> >
> > > 2. Added PQescapeBytea to fe-exec.c
> >
> > I'm not sure if we want to encode the peculiarities of particular data
> > types into the client libraries. I could agree with adding a function
> > that supplies a general-purpose encoding such as base64 (not necessarily
> > preferred) which clients can use to feed data to the server. In the
> > future we might want to support the SQL-standard input formats for
binary
> > data types, which would require yet another round of functions to be
added
> > to libpq.
> >
> > After all, bytea is utterly non-standard, and if we make API extensions
we
> > should consider them in the long run.
>
> Bytea is pecular because you can't have the escaping done in the backend
> because of the binary nature of bytea.
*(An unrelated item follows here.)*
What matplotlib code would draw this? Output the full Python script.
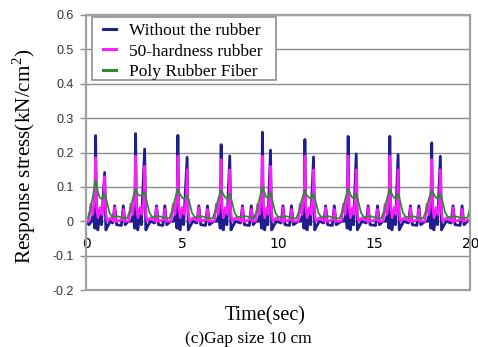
import matplotlib
matplotlib.use("Agg")
import matplotlib.pyplot as plt
from matplotlib.patches import Rectangle

plt.rcParams["mathtext.fontset"] = "custom"
plt.rcParams["mathtext.rm"] = "Liberation Serif"

# ---- data ----
blue_t = [0.0, 0.15, 0.28, 0.38, 0.45, 0.50, 0.55, 0.62, 0.70, 0.80, 0.97, 1.03, 1.12, 1.27, 1.39, 1.49, 1.59, 1.84, 1.94, 2.04, 2.20,
          2.36, 2.46, 2.53, 2.58, 2.63, 2.70, 2.78, 2.88, 3.05, 3.11, 3.20, 3.35, 3.57, 3.67, 3.77, 4.00, 4.10, 4.20, 4.40,
          4.56, 4.66, 4.73, 4.78, 4.83, 4.90, 4.98, 5.08, 5.26, 5.32, 5.41, 5.56, 5.77, 5.87, 5.97, 6.22, 6.32, 6.42, 6.65,
          6.81, 6.91, 6.98, 7.03, 7.08, 7.15, 7.23, 7.33, 7.48, 7.54, 7.63, 7.78, 8.04, 8.14, 8.24, 8.50, 8.60, 8.70, 8.85,
          8.96, 9.06, 9.13, 9.18, 9.23, 9.30, 9.38, 9.46, 9.60, 9.66, 9.75, 9.90, 10.15, 10.25, 10.35, 10.59, 10.69, 10.79, 11.05,
          11.17, 11.27, 11.34, 11.39, 11.44, 11.51, 11.59, 11.69, 11.84, 11.90, 11.99, 12.14, 12.37, 12.47, 12.57, 12.82, 12.92, 13.02, 13.30,
          13.42, 13.52, 13.59, 13.64, 13.69, 13.76, 13.84, 13.92, 14.06, 14.12, 14.21, 14.36, 14.58, 14.68, 14.78, 15.07, 15.17, 15.27, 15.45,
          15.59, 15.69, 15.76, 15.81, 15.86, 15.93, 16.01, 16.10, 16.24, 16.30, 16.39, 16.54, 16.78, 16.88, 16.98, 17.22, 17.32, 17.42, 17.65,
          17.77, 17.87, 17.94, 17.99, 18.04, 18.11, 18.19, 18.29, 18.44, 18.50, 18.59, 18.74, 19.00, 19.10, 19.20, 19.47, 19.57, 19.67, 19.85, 20.0]
blue_v = [0.0, -0.01, 0.0, 0.02, -0.02, 0.249, -0.02, -0.025, 0.02, -0.01, 0.142, -0.025, -0.015, 0.0, -0.005, 0.045, -0.01, -0.012, 0.045, -0.01, 0.0,
          0.0, 0.02, -0.02, 0.255, -0.02, -0.025, 0.02, -0.01, 0.21, -0.025, -0.015, 0.0, -0.005, 0.045, -0.01, -0.012, 0.045, -0.01, 0.0,
          0.0, 0.02, -0.02, 0.25, -0.02, -0.025, 0.02, -0.01, 0.186, -0.025, -0.015, 0.0, -0.005, 0.045, -0.01, -0.012, 0.045, -0.01, 0.0,
          0.0, 0.02, -0.02, 0.223, -0.02, -0.025, 0.02, -0.01, 0.19, -0.025, -0.015, 0.0, -0.005, 0.045, -0.01, -0.012, 0.045, -0.01, 0.0,
          0.0, 0.02, -0.02, 0.259, -0.02, -0.025, 0.02, -0.01, 0.207, -0.025, -0.015, 0.0, -0.005, 0.045, -0.01, -0.012, 0.045, -0.01, 0.0,
          0.0, 0.02, -0.02, 0.238, -0.02, -0.025, 0.02, -0.01, 0.187, -0.025, -0.015, 0.0, -0.005, 0.045, -0.01, -0.012, 0.045, -0.01, 0.0,
          0.0, 0.02, -0.02, 0.247, -0.02, -0.025, 0.02, -0.01, 0.196, -0.025, -0.015, 0.0, -0.005, 0.045, -0.01, -0.012, 0.045, -0.01, 0.0,
          0.0, 0.02, -0.02, 0.247, -0.02, -0.025, 0.02, -0.01, 0.194, -0.025, -0.015, 0.0, -0.005, 0.045, -0.01, -0.012, 0.045, -0.01, 0.0,
          0.0, 0.02, -0.02, 0.228, -0.02, -0.025, 0.02, -0.01, 0.189, -0.025, -0.015, 0.0, -0.005, 0.045, -0.01, -0.012, 0.045, -0.01, 0.0, 0.005]

mag_t = [0.0, 0.15, 0.25, 0.35, 0.46, 0.50, 0.55, 0.62, 0.72, 0.82, 0.93, 0.97, 1.02, 1.09, 1.27, 1.44, 1.49, 1.55, 1.89, 1.94, 2.00,
         2.23, 2.33, 2.43, 2.54, 2.58, 2.63, 2.70, 2.80, 2.90, 3.01, 3.05, 3.10, 3.17, 3.35, 3.62, 3.67, 3.73, 4.05, 4.10, 4.16,
         4.43, 4.53, 4.63, 4.74, 4.78, 4.83, 4.90, 5.00, 5.10, 5.22, 5.26, 5.31, 5.38, 5.56, 5.82, 5.87, 5.93, 6.27, 6.32, 6.38,
         6.68, 6.78, 6.88, 6.99, 7.03, 7.08, 7.15, 7.25, 7.35, 7.44, 7.48, 7.53, 7.60, 7.78, 8.09, 8.14, 8.20, 8.55, 8.60, 8.66,
         8.83, 8.93, 9.03, 9.14, 9.18, 9.23, 9.30, 9.40, 9.48, 9.56, 9.60, 9.65, 9.72, 9.90, 10.20, 10.25, 10.31, 10.64, 10.69, 10.75,
         11.04, 11.14, 11.24, 11.35, 11.39, 11.44, 11.51, 11.61, 11.71, 11.80, 11.84, 11.89, 11.96, 12.14, 12.42, 12.47, 12.53, 12.87, 12.92, 12.98,
         13.29, 13.39, 13.49, 13.60, 13.64, 13.69, 13.76, 13.86, 13.94, 14.02, 14.06, 14.11, 14.18, 14.36, 14.63, 14.68, 14.74, 15.12, 15.17, 15.23,
         15.46, 15.56, 15.66, 15.77, 15.81, 15.86, 15.93, 16.03, 16.12, 16.20, 16.24, 16.29, 16.36, 16.54, 16.83, 16.88, 16.94, 17.27, 17.32, 17.38,
         17.64, 17.74, 17.84, 17.95, 17.99, 18.04, 18.11, 18.21, 18.31, 18.40, 18.44, 18.49, 18.56, 18.74, 19.05, 19.10, 19.16, 19.52, 19.57, 19.63, 20.0]
mag_v = [0.0, 0.0, 0.05, 0.02, 0.08, 0.185, 0.04, 0.01, 0.04, 0.02, 0.07, 0.13, 0.03, 0.0, 0.01, 0.0, 0.04, 0.0, 0.005, 0.035, 0.0,
         0.0, 0.05, 0.02, 0.08, 0.19, 0.04, 0.01, 0.04, 0.02, 0.07, 0.16, 0.03, 0.0, 0.01, 0.0, 0.04, 0.0, 0.005, 0.035, 0.0,
         0.0, 0.05, 0.02, 0.08, 0.19, 0.04, 0.01, 0.04, 0.02, 0.07, 0.15, 0.03, 0.0, 0.01, 0.0, 0.04, 0.0, 0.005, 0.035, 0.0,
         0.0, 0.05, 0.02, 0.08, 0.18, 0.04, 0.01, 0.04, 0.02, 0.07, 0.15, 0.03, 0.0, 0.01, 0.0, 0.04, 0.0, 0.005, 0.035, 0.0,
         0.0, 0.05, 0.02, 0.08, 0.19, 0.04, 0.01, 0.04, 0.02, 0.07, 0.16, 0.03, 0.0, 0.01, 0.0, 0.04, 0.0, 0.005, 0.035, 0.0,
         0.0, 0.05, 0.02, 0.08, 0.19, 0.04, 0.01, 0.04, 0.02, 0.07, 0.15, 0.03, 0.0, 0.01, 0.0, 0.04, 0.0, 0.005, 0.035, 0.0,
         0.0, 0.05, 0.02, 0.08, 0.19, 0.04, 0.01, 0.04, 0.02, 0.07, 0.15, 0.03, 0.0, 0.01, 0.0, 0.04, 0.0, 0.005, 0.035, 0.0,
         0.0, 0.05, 0.02, 0.08, 0.19, 0.04, 0.01, 0.04, 0.02, 0.07, 0.15, 0.03, 0.0, 0.01, 0.0, 0.04, 0.0, 0.005, 0.035, 0.0,
         0.0, 0.05, 0.02, 0.08, 0.18, 0.04, 0.01, 0.04, 0.02, 0.07, 0.15, 0.03, 0.0, 0.01, 0.0, 0.04, 0.0, 0.005, 0.035, 0.0, 0.005]

green_t = [0.0, 0.1, 0.2, 0.35, 0.50, 0.60, 0.70, 0.82, 0.97, 1.07, 1.22, 1.37, 1.60, 1.90,
           2.13, 2.28, 2.43, 2.58, 2.68, 2.78, 2.90, 3.05, 3.15, 3.30, 3.45, 3.80, 4.10,
           4.33, 4.48, 4.63, 4.78, 4.88, 4.98, 5.10, 5.26, 5.36, 5.51, 5.66, 6.00, 6.30,
           6.58, 6.73, 6.88, 7.03, 7.13, 7.23, 7.35, 7.48, 7.58, 7.73, 7.88, 8.30, 8.60,
           8.73, 8.88, 9.03, 9.18, 9.28, 9.38, 9.48, 9.60, 9.70, 9.85, 10.00, 10.40, 10.70,
           10.94, 11.09, 11.24, 11.39, 11.49, 11.59, 11.71, 11.84, 11.94, 12.09, 12.24, 12.60, 12.90,
           13.19, 13.34, 13.49, 13.64, 13.74, 13.84, 13.94, 14.06, 14.16, 14.31, 14.46, 14.80, 15.10,
           15.36, 15.51, 15.66, 15.81, 15.91, 16.01, 16.12, 16.24, 16.34, 16.49, 16.64, 17.00, 17.30,
           17.54, 17.69, 17.84, 17.99, 18.09, 18.19, 18.31, 18.44, 18.54, 18.69, 18.84, 19.20, 19.50, 19.85, 19.95, 20.0]
green_v = [0.005, 0.01, 0.03, 0.07, 0.12, 0.09, 0.07, 0.065, 0.08, 0.06, 0.025, 0.012, 0.015, 0.01,
           0.008, 0.03, 0.065, 0.095, 0.08, 0.075, 0.075, 0.085, 0.06, 0.025, 0.012, 0.015, 0.01,
           0.008, 0.03, 0.065, 0.095, 0.08, 0.07, 0.065, 0.075, 0.06, 0.025, 0.012, 0.015, 0.01,
           0.008, 0.03, 0.065, 0.09, 0.08, 0.07, 0.065, 0.08, 0.06, 0.025, 0.012, 0.015, 0.01,
           0.008, 0.03, 0.065, 0.10, 0.085, 0.07, 0.07, 0.085, 0.06, 0.025, 0.012, 0.015, 0.01,
           0.008, 0.03, 0.065, 0.09, 0.075, 0.07, 0.065, 0.08, 0.06, 0.025, 0.012, 0.015, 0.01,
           0.008, 0.03, 0.065, 0.095, 0.08, 0.07, 0.065, 0.08, 0.06, 0.025, 0.012, 0.015, 0.01,
           0.008, 0.03, 0.065, 0.095, 0.08, 0.07, 0.065, 0.08, 0.06, 0.025, 0.012, 0.015, 0.01,
           0.008, 0.03, 0.065, 0.09, 0.08, 0.07, 0.065, 0.08, 0.06, 0.025, 0.012, 0.015, 0.01, 0.01, 0.03, 0.056]

series_names = ["Without the rubber", "50-hardness rubber", "Poly Rubber Fiber"]
x_ticks = [0, 5, 10, 15, 20]
y_ticks = [-0.2, -0.1, 0, 0.1, 0.2, 0.3, 0.4, 0.5, 0.6]
y_labels = ["-0.2", "-0.1", "0", "0.1", "0.2", "0.3", "0.4", "0.5", "0.6"]

# ---- drawing ----
fig = plt.figure(figsize=(4.78, 3.47), dpi=100)
ax = fig.add_axes([0.180, 0.164, 0.804, 0.793])

c_blue, c_mag, c_green = "#1e1e8c", "#ff1aff", "#2e8b2e"
ax.plot(blue_t, blue_v, color=c_blue, lw=2.0, label=series_names[0], zorder=3)
ax.plot(mag_t, mag_v, color=c_mag, lw=1.8, label=series_names[1], zorder=4)
ax.plot(green_t, green_v, color=c_green, lw=1.3, label=series_names[2], zorder=5)

ax.set_xlim(0, 20)
ax.set_ylim(-0.2, 0.6)
ax.set_yticks(y_ticks)
ax.set_yticklabels(y_labels, fontsize=9, family="Liberation Sans", color="#333333")
ax.set_xticks(x_ticks)
ax.set_xticklabels([str(v) for v in x_ticks], fontsize=9, family="Liberation Sans", color="#333333")
ax.grid(axis="y", color="#8c8c8c", lw=1.0)
ax.set_axisbelow(True)

for s in ["top", "right", "left"]:
    ax.spines[s].set_visible(False)
ax.spines["bottom"].set_position(("data", 0))
ax.spines["bottom"].set_color("#8c8c8c")
ax.tick_params(axis="x", length=0, pad=11)
ax.tick_params(axis="y", length=4, color="#8c8c8c", width=1.0, pad=5)
ax.add_patch(Rectangle((0, 0), 1, 1, transform=ax.transAxes, fill=False,
                       edgecolor="#a0a0a0", lw=1.6, clip_on=False, zorder=6))

# legend box (wider than its text, as in the reference)
ax.add_patch(Rectangle((0.0156, 0.763), 0.478, 0.229, transform=ax.transAxes,
                       facecolor="white", edgecolor="#909090", lw=1.2, zorder=7))
leg = ax.legend(loc="upper left", bbox_to_anchor=(0.036, 0.983), borderaxespad=0,
                prop={"family": "Liberation Serif", "size": 12.5},
                handlelength=0.7, handletextpad=0.8, borderpad=0.2, labelspacing=0.24,
                frameon=False)
leg.set_zorder(8)
for h in leg.get_lines():
    h.set_linewidth(2.2)

fig.text(0.05, 0.55, "Response stress(kN/cm$^2$)", rotation=90, ha="center", va="center",
         family="Liberation Serif", fontsize=15.3)
fig.text(0.554, 0.089, "Time(sec)", ha="center", va="center", family="Liberation Serif", fontsize=14.5)
fig.text(0.52, 0.024, "(c)Gap size 10 cm", ha="center", va="center", family="Liberation Serif", fontsize=12.5)

fig.savefig("out.png", dpi=100)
I think there was an attempt to
> merge this into the escaping of SQL queries but that can't work because
> of the handling of nulls and the string possibly being four times bigger
> than the original.
>
> I agree this is type pollution into libpq but I don't see another option
> except having the user code this stuff into their application. Maybe we
> need some type-handling library in the future were we can put all this
> stuff. Maybe we can add this to libpq now and create a separate library
> when we need one.
>
> Comments?
That was the main reason I wanted to see the bytea escape function in the
PostgreSQL client library. Without it, every user needs to code something
that performs this same functionality into their own app if they want to do
something like: insert into foo(f1) values ('binary stuff');
Someone has mentioned that the Perl DBI module for PostgreSQL can
already do this, but that doesn't help anyone writing in C or PHP
(as two examples).
Certainly if there is a SQL-standard, it would be better to support it. I
scanned through SQL99, but didn't spot anything on SQL-standard input
formats for binary. Peter, can you point me in the right direction?